**SHORT EXERCISE:**
Starting with the first line of the listing, quote each line exactly until and including the one with "(ee) at (2.17,-9.82)", leaving pictures out.

**SOURCE DATA:**
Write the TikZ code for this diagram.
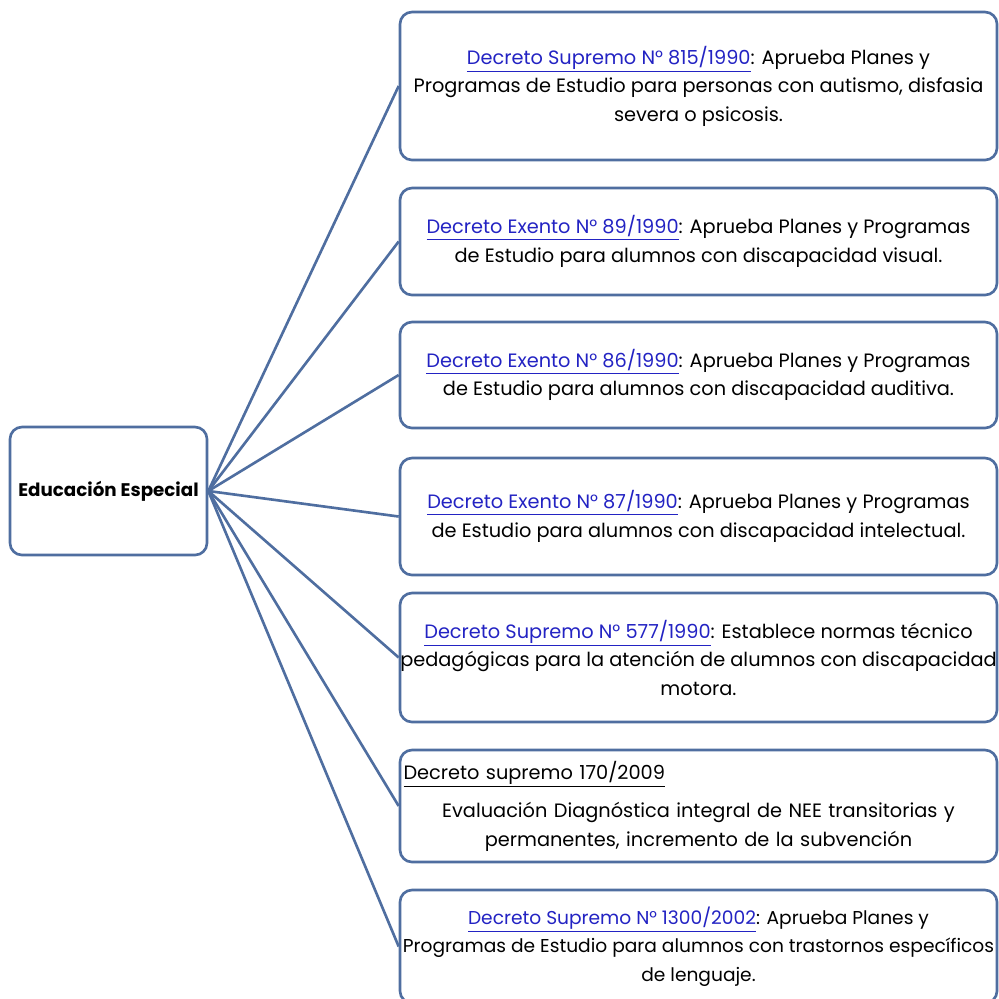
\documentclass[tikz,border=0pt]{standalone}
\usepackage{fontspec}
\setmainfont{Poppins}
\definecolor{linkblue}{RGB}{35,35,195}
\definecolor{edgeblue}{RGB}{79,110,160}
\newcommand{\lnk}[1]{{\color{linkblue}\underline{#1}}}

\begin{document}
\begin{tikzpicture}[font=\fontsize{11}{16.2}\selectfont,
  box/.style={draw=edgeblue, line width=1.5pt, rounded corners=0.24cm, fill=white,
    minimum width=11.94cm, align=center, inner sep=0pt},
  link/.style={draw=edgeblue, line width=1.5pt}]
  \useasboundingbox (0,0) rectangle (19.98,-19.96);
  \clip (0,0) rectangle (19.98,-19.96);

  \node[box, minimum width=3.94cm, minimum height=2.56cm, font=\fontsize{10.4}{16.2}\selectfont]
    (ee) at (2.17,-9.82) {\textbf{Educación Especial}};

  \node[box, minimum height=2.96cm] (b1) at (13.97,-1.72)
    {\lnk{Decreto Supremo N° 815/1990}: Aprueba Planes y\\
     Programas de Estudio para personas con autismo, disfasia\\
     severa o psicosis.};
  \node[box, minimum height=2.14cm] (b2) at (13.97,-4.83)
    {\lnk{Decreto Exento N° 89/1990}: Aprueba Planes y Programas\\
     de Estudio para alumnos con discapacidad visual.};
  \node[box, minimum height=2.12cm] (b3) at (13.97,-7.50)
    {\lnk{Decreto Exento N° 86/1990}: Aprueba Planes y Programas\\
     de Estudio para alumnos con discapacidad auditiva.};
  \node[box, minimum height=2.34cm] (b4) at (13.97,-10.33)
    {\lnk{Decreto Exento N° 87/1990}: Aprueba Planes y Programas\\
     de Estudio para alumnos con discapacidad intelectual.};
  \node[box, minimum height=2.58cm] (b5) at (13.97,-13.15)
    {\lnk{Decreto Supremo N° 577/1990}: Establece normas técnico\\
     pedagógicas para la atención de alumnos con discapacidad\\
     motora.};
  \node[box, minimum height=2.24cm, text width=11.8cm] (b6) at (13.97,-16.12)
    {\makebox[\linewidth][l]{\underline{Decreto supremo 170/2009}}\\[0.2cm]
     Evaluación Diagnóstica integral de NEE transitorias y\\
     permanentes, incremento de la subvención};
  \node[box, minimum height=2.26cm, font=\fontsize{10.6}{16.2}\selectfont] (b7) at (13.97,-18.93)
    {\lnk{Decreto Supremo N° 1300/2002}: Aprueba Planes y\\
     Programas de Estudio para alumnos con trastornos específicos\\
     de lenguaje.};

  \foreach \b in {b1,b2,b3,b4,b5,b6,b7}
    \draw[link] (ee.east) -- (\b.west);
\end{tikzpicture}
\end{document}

**FINAL RESULT:**
Write the TikZ code for this diagram.
\documentclass[tikz,border=0pt]{standalone}
\usepackage{fontspec}
\setmainfont{Poppins}
\definecolor{linkblue}{RGB}{35,35,195}
\definecolor{edgeblue}{RGB}{79,110,160}
\newcommand{\lnk}[1]{{\color{linkblue}\underline{#1}}}

\begin{document}
\begin{tikzpicture}[font=\fontsize{11}{16.2}\selectfont,
  box/.style={draw=edgeblue, line width=1.5pt, rounded corners=0.24cm, fill=white,
    minimum width=11.94cm, align=center, inner sep=0pt},
  link/.style={draw=edgeblue, line width=1.5pt}]
  \useasboundingbox (0,0) rectangle (19.98,-19.96);
  \clip (0,0) rectangle (19.98,-19.96);

  \node[box, minimum width=3.94cm, minimum height=2.56cm, font=\fontsize{10.4}{16.2}\selectfont]
    (ee) at (2.17,-9.82) {\textbf{Educación Especial}};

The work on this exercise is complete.